Entdeckungen sind es oft wert gemacht zu werden, aber selten war ich von einem Konzert so beeindruckt wie von diesem. Eine Freundin hatte mir den Besuch eines Konzertes des Ensembles empfohlen, doch als sie mir das Programm des Abends zeigte, war ich nur wenig angetan. Neben einem mir unbekannten Komponisten standen Antonio Vivaldis Le quattro stagioni auf dem Abendspielzettel, die allzu oft als süßliche, romantisch verklärte Kaufhausmusik aufgeführt würden.
Die Empfehlung jedoch hatte nicht zu viel versprochen. Ars Antiqua Austria nennt sich die 1995 gegründete Formation um ihren Leiter und Violin-Solisten Gunar Letzbor. Nur sieben MusikerInnen waren an diesem Abend zur Begleitung von Letzbor angetreten und die Verknappung der Mittel zu je einzeln besetzten Stimmen ließ bereits Großes erwarten. Das klangliche Vergnügen konnte beginnen!
Den Anfang macht das Konzert für Violine, Streicher und Basso continuo in d-Moll von František Jiránek, das man mit Fug und Recht als Entdeckung bezeichnen kann. Sein kompositorischer Stil liegt sehr nahe bei Vivaldi, was zur Vermutung geführt hat, dass der junge Jiránek bei diesem studiert hat. Zumindest ist ein dreijähriger Venedig-Aufenthalt dokumentiert, der auf eine Schüler/Lehrer-Beziehung oder zumindest auf ein Verhältnis des Komponisten zum Kreis um Vivaldi schließen lässt.
Bei der Interpretation des Konzerts legte Letzbor viel Wert auf eine Eigenschaft, die sich dieses Ensemble zu eigen gemacht hat. Die Musiker bezeichnen sich selbst als Ensemble für neue Barockmusik, möchte Vergessenes zu neuem Klingen bringen, wollen aber auch Altbekanntes durch ihre Augen und Ohren neu beleuchtet wissen.

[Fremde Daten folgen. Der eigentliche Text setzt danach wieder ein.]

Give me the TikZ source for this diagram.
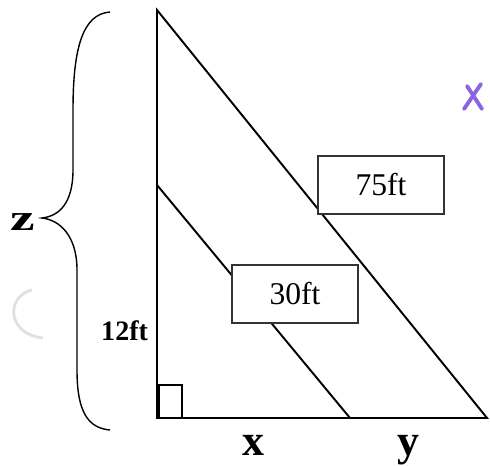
\documentclass[tikz,border=0pt]{standalone}
\usepackage{graphicx}
\usepackage{fontspec}
\setmainfont{Liberation Serif}
\usetikzlibrary{positioning}

\definecolor{markviolet}{RGB}{140,100,225}

\begin{document}
\begin{tikzpicture}[x=0.02cm,y=-0.02cm,line width=1.1pt,
 lenbox/.style={draw=black!80,fill=white,line width=0.85pt,minimum width=2.52cm,minimum height=1.16cm,
   inner sep=0pt,font=\fontsize{18}{20}\selectfont},
 varlab/.style={anchor=base,inner sep=0pt,font=\bfseries\fontsize{25}{27}\selectfont}]
\useasboundingbox (0,0) rectangle (490,466);
% triangle
\coordinate (top) at (157,10);
\coordinate (corner) at (157,418);
\coordinate (far) at (487,418);
\coordinate (mid) at (157,185);
\coordinate (foot) at (350,418);
\draw (top) -- (corner) -- (far) -- cycle;
\draw (mid) -- (foot);
\draw[line width=0.8pt] (corner) ++(2,0) rectangle ++(23,-33);
% lengths
\node[lenbox] (hyp) at (381,185) {75ft};
\node[lenbox] (inner) at (295,294) {30ft};
\node[anchor=base east,inner sep=0pt,font=\bfseries\fontsize{16}{18}\selectfont] (leg) at (149,340) {12ft};
\node[varlab] (xlab) at (253,455) {x};
\node[varlab] (ylab) at (408,455) {y};
% brace and z
\draw[line width=0.8pt] (110,12) .. controls (82,14) and (73,50) .. (73,110) -- (73,170)
  .. controls (73,202) and (60,216) .. (42,218)
  .. controls (60,220) and (77,236) .. (77,270) -- (77,370)
  .. controls (77,412) and (88,428) .. (110,430);
\node[anchor=base,inner sep=0pt,font=\bfseries\fontsize{21}{23}\selectfont] (zlab) at (23,230) {\scalebox{1.5}[1]{z}};
% marks
\draw[markviolet,line width=2.2pt,line cap=round] (467,86) -- (482,109) (481,84) -- (464,109);
\draw[black!12,line width=1.6pt] (32,290) .. controls (6,296) and (6,334) .. (43,338);
\end{tikzpicture}
\end{document}
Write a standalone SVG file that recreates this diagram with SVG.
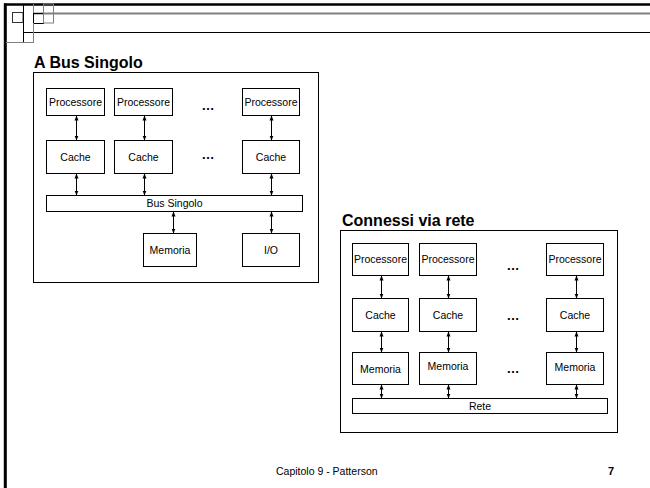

Letzbors Virtuosität blühte bei Jiráneks d-Moll-Konzert voll auf, wobei seine Arbeit mit fliegendem Bogen nicht den Schönklang ins Zentrum rückte, sondern den Ausdruck, und zwar in seiner unverstellten Form. So sägte Letzbor im abschließenden Allegro regelrecht mit seinem Bogen die Violine, und doch oder gerade deshalb war es reizvoll.